DO THIS ->
Reproduce exactly the lines from the line with "What Plotly.js code" through the line with "const green = '#3aa83a';", both included, and no other lines.

EXERCISE MATERIALS ->

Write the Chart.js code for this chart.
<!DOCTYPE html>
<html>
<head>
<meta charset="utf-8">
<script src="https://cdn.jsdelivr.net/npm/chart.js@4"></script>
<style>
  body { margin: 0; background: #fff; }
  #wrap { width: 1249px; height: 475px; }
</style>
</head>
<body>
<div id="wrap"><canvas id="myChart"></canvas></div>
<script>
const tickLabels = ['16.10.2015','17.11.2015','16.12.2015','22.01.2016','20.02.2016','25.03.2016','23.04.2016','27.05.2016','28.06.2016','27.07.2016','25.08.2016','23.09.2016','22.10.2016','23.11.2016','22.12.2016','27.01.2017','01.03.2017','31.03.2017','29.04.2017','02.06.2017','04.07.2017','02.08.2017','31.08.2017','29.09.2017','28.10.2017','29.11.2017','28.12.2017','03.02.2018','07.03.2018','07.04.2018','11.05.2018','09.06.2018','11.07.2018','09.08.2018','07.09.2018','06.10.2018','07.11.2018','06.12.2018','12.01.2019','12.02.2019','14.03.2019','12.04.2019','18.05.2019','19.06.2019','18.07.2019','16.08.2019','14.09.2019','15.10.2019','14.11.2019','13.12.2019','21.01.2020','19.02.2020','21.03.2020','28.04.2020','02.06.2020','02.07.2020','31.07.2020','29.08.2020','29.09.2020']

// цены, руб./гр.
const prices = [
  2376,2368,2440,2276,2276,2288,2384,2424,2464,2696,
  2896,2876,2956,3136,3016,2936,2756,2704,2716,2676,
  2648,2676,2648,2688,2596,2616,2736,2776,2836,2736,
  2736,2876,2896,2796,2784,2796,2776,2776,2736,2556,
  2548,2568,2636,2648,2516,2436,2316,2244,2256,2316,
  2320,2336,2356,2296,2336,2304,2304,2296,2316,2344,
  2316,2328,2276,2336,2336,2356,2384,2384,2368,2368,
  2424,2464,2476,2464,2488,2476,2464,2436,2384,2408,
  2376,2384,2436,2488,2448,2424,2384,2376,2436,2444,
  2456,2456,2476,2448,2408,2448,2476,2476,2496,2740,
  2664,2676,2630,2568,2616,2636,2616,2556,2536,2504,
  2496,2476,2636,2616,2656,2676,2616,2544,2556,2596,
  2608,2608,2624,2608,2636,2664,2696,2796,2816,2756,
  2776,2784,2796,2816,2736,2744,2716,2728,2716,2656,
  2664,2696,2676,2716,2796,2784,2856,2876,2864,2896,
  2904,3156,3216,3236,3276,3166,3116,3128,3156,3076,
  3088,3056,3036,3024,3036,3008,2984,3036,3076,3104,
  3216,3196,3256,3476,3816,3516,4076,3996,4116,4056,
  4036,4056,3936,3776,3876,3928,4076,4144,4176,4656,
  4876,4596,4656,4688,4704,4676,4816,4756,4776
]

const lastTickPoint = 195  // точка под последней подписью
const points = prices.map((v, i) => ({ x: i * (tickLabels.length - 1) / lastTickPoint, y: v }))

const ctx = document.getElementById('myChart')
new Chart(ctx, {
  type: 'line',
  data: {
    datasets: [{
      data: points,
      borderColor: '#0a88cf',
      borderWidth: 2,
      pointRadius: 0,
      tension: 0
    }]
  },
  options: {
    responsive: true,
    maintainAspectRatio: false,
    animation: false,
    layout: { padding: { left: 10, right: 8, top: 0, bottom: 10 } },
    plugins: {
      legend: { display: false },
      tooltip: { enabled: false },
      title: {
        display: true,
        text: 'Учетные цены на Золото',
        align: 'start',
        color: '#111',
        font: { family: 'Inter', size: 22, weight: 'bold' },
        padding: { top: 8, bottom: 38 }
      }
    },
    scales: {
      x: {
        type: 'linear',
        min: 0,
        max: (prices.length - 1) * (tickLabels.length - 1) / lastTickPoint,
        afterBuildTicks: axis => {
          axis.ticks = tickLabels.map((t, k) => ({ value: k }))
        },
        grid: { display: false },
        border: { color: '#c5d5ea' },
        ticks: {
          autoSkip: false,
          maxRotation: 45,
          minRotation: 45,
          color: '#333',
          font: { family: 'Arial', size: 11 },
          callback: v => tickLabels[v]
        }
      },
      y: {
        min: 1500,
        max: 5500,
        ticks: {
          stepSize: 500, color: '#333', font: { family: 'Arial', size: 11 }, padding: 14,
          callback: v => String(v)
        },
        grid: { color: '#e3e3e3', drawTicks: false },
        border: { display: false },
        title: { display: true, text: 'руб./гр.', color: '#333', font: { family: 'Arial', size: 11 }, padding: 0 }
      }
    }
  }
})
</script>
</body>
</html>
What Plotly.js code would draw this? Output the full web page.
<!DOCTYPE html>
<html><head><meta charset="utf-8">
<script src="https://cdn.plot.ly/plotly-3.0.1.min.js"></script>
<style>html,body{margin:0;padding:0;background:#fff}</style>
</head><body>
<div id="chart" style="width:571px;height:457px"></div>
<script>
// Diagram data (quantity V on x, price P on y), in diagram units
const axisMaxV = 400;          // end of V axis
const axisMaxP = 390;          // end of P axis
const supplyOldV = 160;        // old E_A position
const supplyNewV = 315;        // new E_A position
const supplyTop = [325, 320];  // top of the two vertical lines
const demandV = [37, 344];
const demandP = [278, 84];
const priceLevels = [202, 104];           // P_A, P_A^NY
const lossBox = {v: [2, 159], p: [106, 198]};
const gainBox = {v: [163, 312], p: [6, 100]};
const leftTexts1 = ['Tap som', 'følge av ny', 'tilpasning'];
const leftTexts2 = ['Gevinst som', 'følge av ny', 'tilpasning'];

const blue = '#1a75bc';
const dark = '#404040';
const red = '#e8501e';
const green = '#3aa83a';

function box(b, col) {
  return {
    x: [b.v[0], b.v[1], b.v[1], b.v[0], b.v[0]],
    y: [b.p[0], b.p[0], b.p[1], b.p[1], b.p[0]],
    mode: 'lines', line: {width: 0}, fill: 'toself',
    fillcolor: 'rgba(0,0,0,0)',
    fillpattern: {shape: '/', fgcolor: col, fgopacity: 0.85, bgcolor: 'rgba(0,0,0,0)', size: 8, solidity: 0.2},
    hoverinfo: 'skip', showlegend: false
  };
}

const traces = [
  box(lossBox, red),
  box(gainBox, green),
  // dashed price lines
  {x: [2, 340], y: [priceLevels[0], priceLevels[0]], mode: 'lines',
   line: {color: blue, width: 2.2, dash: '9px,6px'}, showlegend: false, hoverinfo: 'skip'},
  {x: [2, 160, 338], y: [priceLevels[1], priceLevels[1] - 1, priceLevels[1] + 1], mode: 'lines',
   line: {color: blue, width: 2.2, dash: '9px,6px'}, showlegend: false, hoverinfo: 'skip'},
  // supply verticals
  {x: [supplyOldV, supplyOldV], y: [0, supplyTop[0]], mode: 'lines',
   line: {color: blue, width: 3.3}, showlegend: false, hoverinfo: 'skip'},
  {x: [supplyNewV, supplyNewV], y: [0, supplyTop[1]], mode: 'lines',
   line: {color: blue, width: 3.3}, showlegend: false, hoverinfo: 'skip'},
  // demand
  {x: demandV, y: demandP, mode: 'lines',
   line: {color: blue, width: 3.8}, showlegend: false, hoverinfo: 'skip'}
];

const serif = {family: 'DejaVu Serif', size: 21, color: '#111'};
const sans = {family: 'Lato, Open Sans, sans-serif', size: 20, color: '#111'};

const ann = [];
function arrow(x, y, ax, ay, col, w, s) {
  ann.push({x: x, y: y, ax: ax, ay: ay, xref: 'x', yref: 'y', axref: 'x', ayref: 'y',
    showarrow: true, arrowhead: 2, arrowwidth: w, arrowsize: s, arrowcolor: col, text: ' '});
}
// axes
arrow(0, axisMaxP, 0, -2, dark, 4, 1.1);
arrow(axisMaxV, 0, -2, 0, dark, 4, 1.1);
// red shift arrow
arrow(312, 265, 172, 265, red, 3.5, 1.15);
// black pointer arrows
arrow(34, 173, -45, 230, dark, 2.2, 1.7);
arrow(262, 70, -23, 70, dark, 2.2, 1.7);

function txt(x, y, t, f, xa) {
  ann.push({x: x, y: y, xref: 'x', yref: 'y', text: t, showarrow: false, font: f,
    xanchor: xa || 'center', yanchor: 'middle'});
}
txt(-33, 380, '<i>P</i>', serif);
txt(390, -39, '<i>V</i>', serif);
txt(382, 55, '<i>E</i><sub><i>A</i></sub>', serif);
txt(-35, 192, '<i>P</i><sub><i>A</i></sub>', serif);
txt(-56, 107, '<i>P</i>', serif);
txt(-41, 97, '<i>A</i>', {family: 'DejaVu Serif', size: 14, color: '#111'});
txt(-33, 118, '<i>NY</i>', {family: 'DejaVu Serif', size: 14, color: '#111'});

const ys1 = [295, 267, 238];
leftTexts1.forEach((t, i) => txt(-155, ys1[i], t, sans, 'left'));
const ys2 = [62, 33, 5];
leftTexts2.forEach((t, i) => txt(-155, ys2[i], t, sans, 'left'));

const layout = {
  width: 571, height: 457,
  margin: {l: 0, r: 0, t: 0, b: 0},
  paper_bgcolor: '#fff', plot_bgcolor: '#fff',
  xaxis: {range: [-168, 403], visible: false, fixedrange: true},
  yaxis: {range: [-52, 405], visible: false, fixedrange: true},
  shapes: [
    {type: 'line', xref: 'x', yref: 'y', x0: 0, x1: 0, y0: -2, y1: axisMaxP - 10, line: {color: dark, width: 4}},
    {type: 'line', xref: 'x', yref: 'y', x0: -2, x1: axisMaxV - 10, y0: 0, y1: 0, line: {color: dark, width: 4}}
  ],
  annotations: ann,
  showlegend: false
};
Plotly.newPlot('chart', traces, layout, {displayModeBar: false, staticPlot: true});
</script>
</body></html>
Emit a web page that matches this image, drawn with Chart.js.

THE REPLY ->
What Plotly.js code would draw this? Output the full web page.
<!DOCTYPE html>
<html><head><meta charset="utf-8">
<script src="https://cdn.plot.ly/plotly-3.0.1.min.js"></script>
<style>html,body{margin:0;padding:0;background:#fff}</style>
</head><body>
<div id="chart" style="width:571px;height:457px"></div>
<script>
// Diagram data (quantity V on x, price P on y), in diagram units
const axisMaxV = 400;          // end of V axis
const axisMaxP = 390;          // end of P axis
const supplyOldV = 160;        // old E_A position
const supplyNewV = 315;        // new E_A position
const supplyTop = [325, 320];  // top of the two vertical lines
const demandV = [37, 344];
const demandP = [278, 84];
const priceLevels = [202, 104];           // P_A, P_A^NY
const lossBox = {v: [2, 159], p: [106, 198]};
const gainBox = {v: [163, 312], p: [6, 100]};
const leftTexts1 = ['Tap som', 'følge av ny', 'tilpasning'];
const leftTexts2 = ['Gevinst som', 'følge av ny', 'tilpasning'];

const blue = '#1a75bc';
const dark = '#404040';
const red = '#e8501e';
const green = '#3aa83a';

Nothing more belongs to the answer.